Stated task -
Reproduce the listing below character for character; drop every image.
-=-=-=-=-
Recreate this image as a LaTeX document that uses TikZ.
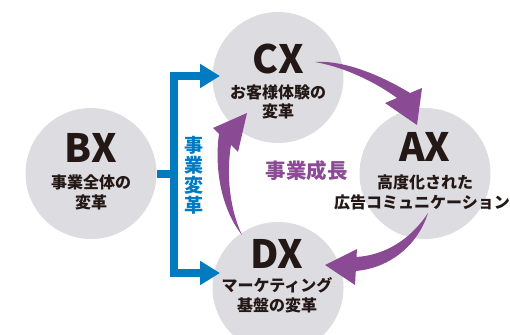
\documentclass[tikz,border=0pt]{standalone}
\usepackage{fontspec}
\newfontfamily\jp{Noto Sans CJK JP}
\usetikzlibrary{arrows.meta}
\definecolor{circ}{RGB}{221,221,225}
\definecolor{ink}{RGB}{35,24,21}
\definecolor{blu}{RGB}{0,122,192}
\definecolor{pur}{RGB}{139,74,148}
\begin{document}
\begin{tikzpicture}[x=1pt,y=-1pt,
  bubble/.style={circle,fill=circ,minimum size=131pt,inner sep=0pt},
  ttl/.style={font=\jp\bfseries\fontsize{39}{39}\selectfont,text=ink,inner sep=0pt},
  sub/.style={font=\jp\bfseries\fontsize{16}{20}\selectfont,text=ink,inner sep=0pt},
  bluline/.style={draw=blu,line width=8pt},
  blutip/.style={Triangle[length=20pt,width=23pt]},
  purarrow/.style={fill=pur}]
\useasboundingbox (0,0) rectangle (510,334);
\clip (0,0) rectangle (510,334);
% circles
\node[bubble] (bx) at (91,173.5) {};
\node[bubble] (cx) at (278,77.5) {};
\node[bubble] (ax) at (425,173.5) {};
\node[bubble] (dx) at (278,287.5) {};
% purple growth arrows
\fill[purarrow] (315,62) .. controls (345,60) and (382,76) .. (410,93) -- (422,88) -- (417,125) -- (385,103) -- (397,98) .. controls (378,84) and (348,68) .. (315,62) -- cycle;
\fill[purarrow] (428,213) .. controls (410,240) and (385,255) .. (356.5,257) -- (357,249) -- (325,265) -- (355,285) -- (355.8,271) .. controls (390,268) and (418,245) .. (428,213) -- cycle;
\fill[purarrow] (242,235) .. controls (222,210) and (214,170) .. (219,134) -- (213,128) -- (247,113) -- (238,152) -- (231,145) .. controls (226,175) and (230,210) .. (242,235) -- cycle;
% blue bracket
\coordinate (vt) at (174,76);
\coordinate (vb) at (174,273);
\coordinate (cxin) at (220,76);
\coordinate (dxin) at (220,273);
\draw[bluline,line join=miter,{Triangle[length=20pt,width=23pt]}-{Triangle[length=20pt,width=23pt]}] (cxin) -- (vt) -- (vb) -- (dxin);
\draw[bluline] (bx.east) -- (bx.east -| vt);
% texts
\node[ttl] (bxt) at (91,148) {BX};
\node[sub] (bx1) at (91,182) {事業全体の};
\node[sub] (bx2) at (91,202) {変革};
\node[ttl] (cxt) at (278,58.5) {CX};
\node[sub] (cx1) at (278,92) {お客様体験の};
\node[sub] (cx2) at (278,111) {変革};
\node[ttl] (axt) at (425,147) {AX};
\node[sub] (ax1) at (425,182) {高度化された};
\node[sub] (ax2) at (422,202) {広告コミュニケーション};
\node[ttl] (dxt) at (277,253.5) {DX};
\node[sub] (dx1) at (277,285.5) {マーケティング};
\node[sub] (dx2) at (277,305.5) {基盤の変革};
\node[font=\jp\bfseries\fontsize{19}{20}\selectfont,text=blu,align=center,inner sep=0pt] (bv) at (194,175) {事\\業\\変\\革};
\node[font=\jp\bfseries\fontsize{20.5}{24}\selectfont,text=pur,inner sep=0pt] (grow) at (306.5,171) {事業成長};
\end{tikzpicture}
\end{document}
-=-=-=-=-
Solution to this task -
Recreate this image as a LaTeX document that uses TikZ.
\documentclass[tikz,border=0pt]{standalone}
\usepackage{fontspec}
\newfontfamily\jp{Noto Sans CJK JP}
\usetikzlibrary{arrows.meta}
\definecolor{circ}{RGB}{221,221,225}
\definecolor{ink}{RGB}{35,24,21}
\definecolor{blu}{RGB}{0,122,192}
\definecolor{pur}{RGB}{139,74,148}
\begin{document}
\begin{tikzpicture}[x=1pt,y=-1pt,
  bubble/.style={circle,fill=circ,minimum size=131pt,inner sep=0pt},
  ttl/.style={font=\jp\bfseries\fontsize{39}{39}\selectfont,text=ink,inner sep=0pt},
  sub/.style={font=\jp\bfseries\fontsize{16}{20}\selectfont,text=ink,inner sep=0pt},
  bluline/.style={draw=blu,line width=8pt},
  blutip/.style={Triangle[length=20pt,width=23pt]},
  purarrow/.style={fill=pur}]
\useasboundingbox (0,0) rectangle (510,334);
\clip (0,0) rectangle (510,334);
% circles
\node[bubble] (bx) at (91,173.5) {};
\node[bubble] (cx) at (278,77.5) {};
\node[bubble] (ax) at (425,173.5) {};
\node[bubble] (dx) at (278,287.5) {};
% purple growth arrows
\fill[purarrow] (315,62) .. controls (345,60) and (382,76) .. (410,93) -- (422,88) -- (417,125) -- (385,103) -- (397,98) .. controls (378,84) and (348,68) .. (315,62) -- cycle;
\fill[purarrow] (428,213) .. controls (410,240) and (385,255) .. (356.5,257) -- (357,249) -- (325,265) -- (355,285) -- (355.8,271) .. controls (390,268) and (418,245) .. (428,213) -- cycle;
\fill[purarrow] (242,235) .. controls (222,210) and (214,170) .. (219,134) -- (213,128) -- (247,113) -- (238,152) -- (231,145) .. controls (226,175) and (230,210) .. (242,235) -- cycle;
% blue bracket
\coordinate (vt) at (174,76);
\coordinate (vb) at (174,273);
\coordinate (cxin) at (220,76);
\coordinate (dxin) at (220,273);
\draw[bluline,line join=miter,{Triangle[length=20pt,width=23pt]}-{Triangle[length=20pt,width=23pt]}] (cxin) -- (vt) -- (vb) -- (dxin);
\draw[bluline] (bx.east) -- (bx.east -| vt);
% texts
\node[ttl] (bxt) at (91,148) {BX};
\node[sub] (bx1) at (91,182) {事業全体の};
\node[sub] (bx2) at (91,202) {変革};
\node[ttl] (cxt) at (278,58.5) {CX};
\node[sub] (cx1) at (278,92) {お客様体験の};
\node[sub] (cx2) at (278,111) {変革};
\node[ttl] (axt) at (425,147) {AX};
\node[sub] (ax1) at (425,182) {高度化された};
\node[sub] (ax2) at (422,202) {広告コミュニケーション};
\node[ttl] (dxt) at (277,253.5) {DX};
\node[sub] (dx1) at (277,285.5) {マーケティング};
\node[sub] (dx2) at (277,305.5) {基盤の変革};
\node[font=\jp\bfseries\fontsize{19}{20}\selectfont,text=blu,align=center,inner sep=0pt] (bv) at (194,175) {事\\業\\変\\革};
\node[font=\jp\bfseries\fontsize{20.5}{24}\selectfont,text=pur,inner sep=0pt] (grow) at (306.5,171) {事業成長};
\end{tikzpicture}
\end{document}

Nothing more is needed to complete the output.